Thanks, Bob. Well, I guess if you’re a member of a #1 or #2 team that happens to be in the Pac-10 or Big-10, you’d probably rather go to a championship bowl than the Rose Bowl, so I guess I don’t mind that part as much. I still mind the Rose Bowl losing its meaning 25% of the time, but, dammit, they didn’t ask me before changing it!

One the one hand, while it sucks losing the ‘tradition’ of the matchup between the Big-10(11) and Pac(plusAZ)-10 champ, consider for a moment that the Rose Bowl game didn’t always match those teams. I would have to consult an almanac to be sure, but as I recall, that matchup didn’t get guaranteed until sometime around 1945.

Still, Jan 1 without the Midwest v. Pacific matchup will be a poor day.

The first contracted game between what is now the Big 10 and the Pac-10 was on 1/1/1947. Illinois beat UCLA in that game, 45-14.

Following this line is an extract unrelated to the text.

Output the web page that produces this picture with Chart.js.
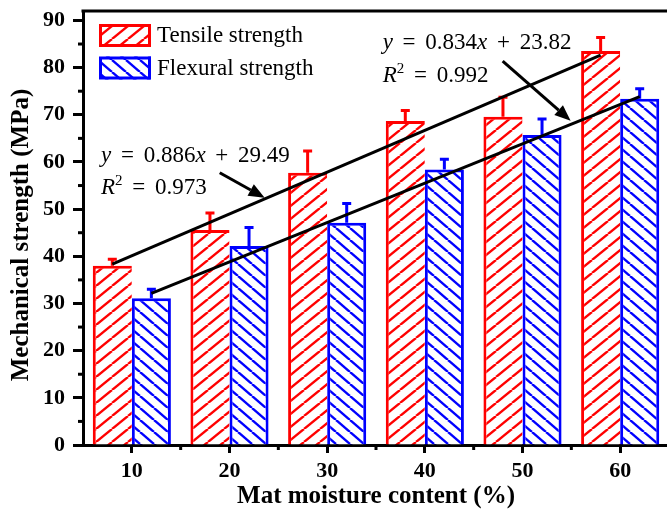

Despite what the previous poster said, the Pac-10 only has 10 schools. Arizona and Arizona State changed the Pac-8 into the Pac-10.

Love them Illini :slight_smile:

Actually what he was trying to say is not that the Pac-10 has 12 teams with the AZ teams, but that it isn’t truly the “Pacific”-10 because Arizona doesn’t happen to be on the ocean. Methinks you shouldn’t be so upitty.

Just wanted to uphold the fact that even though the Pac-10 is getting waxed every year in the Rose Bowl by the Big ~10, at least the schools out here can count correctly.

Those Illini did get some payback in 1984 when they made it out to the Rose Bowl to play UCLA again. The Bruins won that day 45-9.

Now if we could only do something about those darn Cheeseheads. :slight_smile:

Great. You think it’s bad that the Pac(+AridZona)-10 team gets waxed every year now? (Note: I can count and comprehend what I read…) Try this on: now, if the Big-11 champ goes elsewhere, the Rose Bowl can “pick whomever they want…from the eligible teams (ranked 1-12, at least 9 wins or a conference champ)” - and we can watch Texas A&M or the University of Miami or Nebraska win the Rose Bowl.

That’s ok, Sue, there’s always TEXAS to beat the hell out of OU!! :slight_smile:


“I hear the mermaids singing, each to each. I do not think that they will sing to me.”